### DATA EXTRACT
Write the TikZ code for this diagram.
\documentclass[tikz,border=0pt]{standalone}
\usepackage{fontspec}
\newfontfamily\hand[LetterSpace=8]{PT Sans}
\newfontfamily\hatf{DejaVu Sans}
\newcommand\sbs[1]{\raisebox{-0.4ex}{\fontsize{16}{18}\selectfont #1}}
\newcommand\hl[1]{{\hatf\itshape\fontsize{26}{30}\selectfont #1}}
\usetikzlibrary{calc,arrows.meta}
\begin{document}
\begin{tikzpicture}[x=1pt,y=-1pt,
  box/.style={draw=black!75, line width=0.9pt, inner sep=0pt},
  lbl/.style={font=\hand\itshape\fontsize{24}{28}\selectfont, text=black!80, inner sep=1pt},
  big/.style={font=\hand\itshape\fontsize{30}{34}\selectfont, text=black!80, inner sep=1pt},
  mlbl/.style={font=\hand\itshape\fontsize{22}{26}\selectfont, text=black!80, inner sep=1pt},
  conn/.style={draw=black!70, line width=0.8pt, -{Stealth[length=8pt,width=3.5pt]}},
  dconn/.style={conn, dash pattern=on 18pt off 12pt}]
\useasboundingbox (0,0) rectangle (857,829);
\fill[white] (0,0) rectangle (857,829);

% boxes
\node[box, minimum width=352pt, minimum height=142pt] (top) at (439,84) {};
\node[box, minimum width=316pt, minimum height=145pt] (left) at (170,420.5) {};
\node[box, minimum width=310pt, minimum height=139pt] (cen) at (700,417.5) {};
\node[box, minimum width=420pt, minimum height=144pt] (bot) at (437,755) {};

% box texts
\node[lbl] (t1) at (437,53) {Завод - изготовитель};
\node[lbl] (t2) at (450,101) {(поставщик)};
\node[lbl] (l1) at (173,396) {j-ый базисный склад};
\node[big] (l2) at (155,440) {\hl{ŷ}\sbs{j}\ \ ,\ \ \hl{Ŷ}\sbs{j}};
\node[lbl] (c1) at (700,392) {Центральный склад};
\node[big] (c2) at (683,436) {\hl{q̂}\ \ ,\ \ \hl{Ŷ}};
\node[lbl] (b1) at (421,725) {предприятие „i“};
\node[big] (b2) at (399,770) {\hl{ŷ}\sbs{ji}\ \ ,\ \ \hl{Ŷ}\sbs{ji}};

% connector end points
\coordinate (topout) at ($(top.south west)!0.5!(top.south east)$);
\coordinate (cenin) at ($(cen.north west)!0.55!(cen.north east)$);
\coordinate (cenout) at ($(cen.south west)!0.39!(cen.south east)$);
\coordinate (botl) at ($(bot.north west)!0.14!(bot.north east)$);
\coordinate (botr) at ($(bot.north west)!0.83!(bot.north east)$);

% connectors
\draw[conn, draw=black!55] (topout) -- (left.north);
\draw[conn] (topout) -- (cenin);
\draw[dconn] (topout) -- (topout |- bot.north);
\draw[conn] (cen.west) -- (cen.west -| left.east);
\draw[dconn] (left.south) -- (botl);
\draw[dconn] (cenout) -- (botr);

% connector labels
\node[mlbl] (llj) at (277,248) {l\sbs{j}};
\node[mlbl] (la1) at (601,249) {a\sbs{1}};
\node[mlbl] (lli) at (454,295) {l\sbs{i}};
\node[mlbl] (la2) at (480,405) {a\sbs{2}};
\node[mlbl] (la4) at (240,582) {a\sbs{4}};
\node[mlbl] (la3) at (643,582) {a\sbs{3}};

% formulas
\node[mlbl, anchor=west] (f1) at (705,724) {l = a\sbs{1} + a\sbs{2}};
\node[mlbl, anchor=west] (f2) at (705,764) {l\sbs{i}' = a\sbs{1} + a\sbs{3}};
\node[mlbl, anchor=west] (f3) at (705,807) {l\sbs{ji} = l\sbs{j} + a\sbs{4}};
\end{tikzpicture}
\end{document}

### THE TASK
Write the complete data out, exactly as above.

### WRITTEN SOLUTION
Write the TikZ code for this diagram.
\documentclass[tikz,border=0pt]{standalone}
\usepackage{fontspec}
\newfontfamily\hand[LetterSpace=8]{PT Sans}
\newfontfamily\hatf{DejaVu Sans}
\newcommand\sbs[1]{\raisebox{-0.4ex}{\fontsize{16}{18}\selectfont #1}}
\newcommand\hl[1]{{\hatf\itshape\fontsize{26}{30}\selectfont #1}}
\usetikzlibrary{calc,arrows.meta}
\begin{document}
\begin{tikzpicture}[x=1pt,y=-1pt,
  box/.style={draw=black!75, line width=0.9pt, inner sep=0pt},
  lbl/.style={font=\hand\itshape\fontsize{24}{28}\selectfont, text=black!80, inner sep=1pt},
  big/.style={font=\hand\itshape\fontsize{30}{34}\selectfont, text=black!80, inner sep=1pt},
  mlbl/.style={font=\hand\itshape\fontsize{22}{26}\selectfont, text=black!80, inner sep=1pt},
  conn/.style={draw=black!70, line width=0.8pt, -{Stealth[length=8pt,width=3.5pt]}},
  dconn/.style={conn, dash pattern=on 18pt off 12pt}]
\useasboundingbox (0,0) rectangle (857,829);
\fill[white] (0,0) rectangle (857,829);

% boxes
\node[box, minimum width=352pt, minimum height=142pt] (top) at (439,84) {};
\node[box, minimum width=316pt, minimum height=145pt] (left) at (170,420.5) {};
\node[box, minimum width=310pt, minimum height=139pt] (cen) at (700,417.5) {};
\node[box, minimum width=420pt, minimum height=144pt] (bot) at (437,755) {};

% box texts
\node[lbl] (t1) at (437,53) {Завод - изготовитель};
\node[lbl] (t2) at (450,101) {(поставщик)};
\node[lbl] (l1) at (173,396) {j-ый базисный склад};
\node[big] (l2) at (155,440) {\hl{ŷ}\sbs{j}\ \ ,\ \ \hl{Ŷ}\sbs{j}};
\node[lbl] (c1) at (700,392) {Центральный склад};
\node[big] (c2) at (683,436) {\hl{q̂}\ \ ,\ \ \hl{Ŷ}};
\node[lbl] (b1) at (421,725) {предприятие „i“};
\node[big] (b2) at (399,770) {\hl{ŷ}\sbs{ji}\ \ ,\ \ \hl{Ŷ}\sbs{ji}};

% connector end points
\coordinate (topout) at ($(top.south west)!0.5!(top.south east)$);
\coordinate (cenin) at ($(cen.north west)!0.55!(cen.north east)$);
\coordinate (cenout) at ($(cen.south west)!0.39!(cen.south east)$);
\coordinate (botl) at ($(bot.north west)!0.14!(bot.north east)$);
\coordinate (botr) at ($(bot.north west)!0.83!(bot.north east)$);

% connectors
\draw[conn, draw=black!55] (topout) -- (left.north);
\draw[conn] (topout) -- (cenin);
\draw[dconn] (topout) -- (topout |- bot.north);
\draw[conn] (cen.west) -- (cen.west -| left.east);
\draw[dconn] (left.south) -- (botl);
\draw[dconn] (cenout) -- (botr);

% connector labels
\node[mlbl] (llj) at (277,248) {l\sbs{j}};
\node[mlbl] (la1) at (601,249) {a\sbs{1}};
\node[mlbl] (lli) at (454,295) {l\sbs{i}};
\node[mlbl] (la2) at (480,405) {a\sbs{2}};
\node[mlbl] (la4) at (240,582) {a\sbs{4}};
\node[mlbl] (la3) at (643,582) {a\sbs{3}};

% formulas
\node[mlbl, anchor=west] (f1) at (705,724) {l = a\sbs{1} + a\sbs{2}};
\node[mlbl, anchor=west] (f2) at (705,764) {l\sbs{i}' = a\sbs{1} + a\sbs{3}};
\node[mlbl, anchor=west] (f3) at (705,807) {l\sbs{ji} = l\sbs{j} + a\sbs{4}};
\end{tikzpicture}
\end{document}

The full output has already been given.